A new study estimates that between March and July, there were 225,000 more deaths in the U.S. than expected, based on the previous five years of data. Of those, a little over half were officially attributed to the covid-19 pandemic. It’s the latest research to suggest that we’ve been seriously undercounting deaths caused by the viral illness and its second-order effects.
The study was published Monday in the Journal of the American Medical Association (JAMA). It looked at mortality data collected by the federal government from 2014 to 2020. From March to July 2020, there were 1,336,561 deaths recorded, a number roughly 20% higher than expected, according to a model created by the authors. That amounts to 225,530 excess deaths during that time, the authors calculated, with 150,541 of these deaths officially attributed to covid-19 at the time. That’s as many as 75,000 deaths not currently included in the 210,000 (and rising) pandemic fatalities in the U.S.
This is far from the first study to find a large gap between the official death toll of the pandemic and excess deaths, though this study looks to provide one of the most up-to-date estimates so far.
According to lead author Steven Woolf, a physician and population health researcher at Virginia Commonwealth University, some of these uncounted deaths are surely directly linked to coronavirus infections that went undocumented. It’s known, for instance, that covid-19 can damage the heart, which may partially account for the increase in deaths attributed to heart disease that Woolf and his colleagues saw during some weeks. States with reported spikes in covid-19 deaths also experienced more excess deaths generally during those spikes, further implicating the virus itself as their main source.
Undoubtedly, some of these uncounted deaths may also represent disruptions from pandemic-related public health measures that hindered or discouraged people’s access to health care or increased their risk of dying, even if they were never infected themselves. Evidence has suggested, for instance, that people have became more reluctant to visit the ER in recent months, while growing rates of unemployment and housing instability may have contributed to problems with mental health and substance use. However, the emotional or financial stress indirectly caused by the pandemic shouldn’t be seen as a justification for governments to rush ahead with reopening in places where the virus is still clearly spreading, according to Woolf.
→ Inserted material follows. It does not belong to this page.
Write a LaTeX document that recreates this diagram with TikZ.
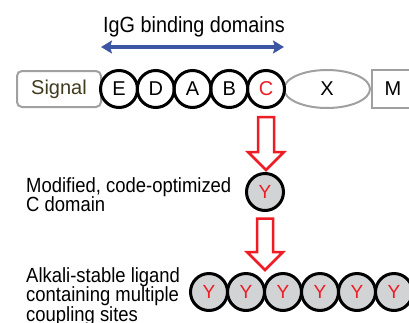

“Inadequate efforts to control community spread allow infections to spread, and this only worsens and prolongs the pain and adverse health effects of the pandemic. The public shouldn’t be fooled by short-term gain,” Woolf said. “Not enforcing masks and social distancing, and refraining from closing businesses or venues that fuel the spread of disease might seem to lessen disruption in the short term, but the surge in cases that will surely follow a few weeks later will force elected officials to reinstate restrictions, prolong the epidemic, and claim even more lives.”
Indeed, when judged on a global scale, it’s obvious the U.S.’s vacillations have made for a historically bad containment plan, as another new study out Monday in JAMA shows.
That study found that most other countries similar to the U.S., including those with huge outbreaks in the beginning like Italy and France, have experienced lower excess death rates this year, thanks in part to strict restrictions early on that greatly suppressed the spread of the virus. Some countries, such as South Korea, have now resumed nearly all normal activities. And though there are now worrying spikes in much of Europe that have propelled fears of a second wave, these countries are likely on firmer ground to contain their respective outbreaks than they were earlier in the year. (For one, we now have cheap steroid treatments for the most severe cases).
Meanwhile, the U.S. is now likely experiencing the third peak of a first wave that has never truly ended, with many states reporting daily case tolls not seen since the summer. “Our inability to organize a similar national response and the impatience of Americans to stay the course has left us not only with higher death rates but a more prolonged epidemic and more devastated economy,” Woolf noted.
It’s likely that we won’t know the true toll of both the pandemic and the U.S.’ collective failure in controlling it for quite some time. “It will probably take one to two years to accurately describe the deaths that occurred in 2020 and even longer to document the ripple effects, such as excess deaths in the next few years stemming from complications that were set into motion by the pandemic,” Woolf said. “Although much of this picture will fill in within one to three years, it may take much longer—perhaps decades—to track the effects on today’s children and how exposure to the trauma of the pandemic changed their health trajectory.”